Judges 4 is not a chapter of holy scripture that is often selected as a sermon-text. The incident in which Jael, wife of Heber the Kenite, invites the vanquished Canaanite general Sisera into her tent and skewers his head to the floor with a tent-peg while he sleeps is not actually a more gory episode than many in the Old Testament: what really keeps the passage off-limits is the suspicion that she may have seduced him. Myself, I am not at all convinced of this. Sisera was no doubt exhausted, and quite likely not in the mood for anything more passionate than the bowl of milk that Jael had provided and owns up to. One way or the other, the tent-peg assassination dominates the comment I have been reading about the libretto of Deborah, but it would be a complete mistake to think that it dominates the libretto itself, still less the music. It is passed over summarily in a single recitative near the end of an oratorio that is about other issues entirely.
The entire process of the composition of Deborah took place in conditions of frantic haste. This was the case not only with Handel but also with his librettist Samuel Humphreys. Robert King, in his typically fine liner-note, finds that the time-pressure shows in the libretto which seems to him a succession of tableaux, but I have a better opinion of it. The libretto of Solomon is my own idea of a series of tableaux and disconnected episodes, whereas that of Deborah by accident or design contrives to form a very coherent framework for an oratorio. The buildup of tension between the enslaved Israelites and their Canaanite masters, the dramatic reflections and proclamations of the main participants, and the choral episodes alternately extolling the respective deities and commenting on the situation as it develops - all this makes fine oratorio material, and it is all better without battles and whatnot in my own opinion. As for the tale of the tent-peg, with its foreshadowing of Dinsdale Piranha in the Monty Python sketch, I doubt it would make the slightest difference if the recitative in which it gets its solitary mention were simply left out.

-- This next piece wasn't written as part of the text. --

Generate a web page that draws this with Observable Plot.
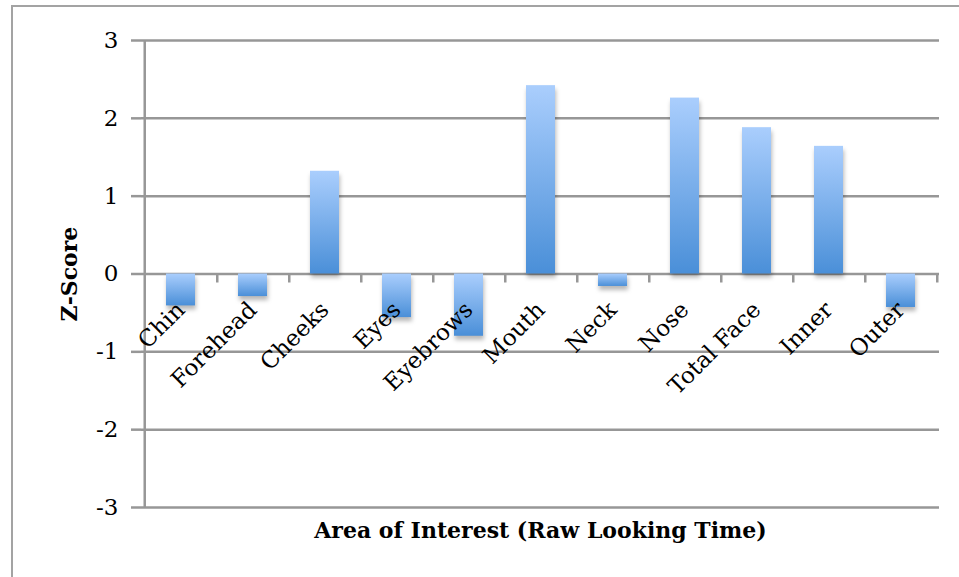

In fact Handel's Deborah seems to me a highly successful effort, for all the difficult circumstances of its composition. How much of the music was freshly composed for it I can't tell from King's commentary. Clearly, a great deal was recycled, but it would be another mistake to think that this was some mechanical or automatic process. Some numbers are indeed lifted note-for-note from elsewhere, but in others there has been substantial recomposition. King is fascinating on this topic if less clear than he might have been, but my own feeling is that absolutely nothing has been incorporated in any careless or insensitive way, and indeed I note that King feels that the music to the chorus 'Despair all around them' near the end of Act I is better suited to its new text here than to its source in one of the coronation anthems. The music, wherever it came from in Handel's other oeuvre, is uniformly excellent and sometimes superlative, and perhaps my own prize would go to the awesome chorus Lord of Eternity in Act II. I never find in Handel the contemplative tone that so characterises Bach, but Handel has another approach to the Almighty, and when Handel's chorus sings 'Lord of Eternity', there He is, more surely in front of us than even Michelangelo could depict Him.
The choral work is exceptionally important, even for Handel, in this oratorio, and much of it is exceedingly grandiose and big-scale in its scoring. The contributions of the choir of New College and the Salisbury Cathedral choristers are exemplary, but if I have one slight disappointment with this set it is that the recording is less vivid and immediate than I have got used to from other productions in King's great Handel series. There is nothing really 'wrong' with the sound, and I'm finding that a high volume-setting helps, but I still can't help thinking it a slight pity that the engineers have chosen to be a little demure in Deborah of all the oratorios. As for the soloists, I have not a word of criticism to offer. They are all in fine voice, and they all have fine voices to be in. In particular the two sopranos offset each other superbly, but if I were to award another of my individual prizes I think it might go to the gorgeous velvet tones of Michael George in his aria 'Tears' in the final act. The instrumental playing is excellent without exception, but when all is said and done my Man of the Match has to be Robert King himself. He has edited the score for performance, he directs with sympathy and expertise, and he gives us another of his fine and endearingly enthusiastic essays for our guidance. We need to forget the tent-pegs and seductions and take this issue as seriously as it deserves and demands to be taken.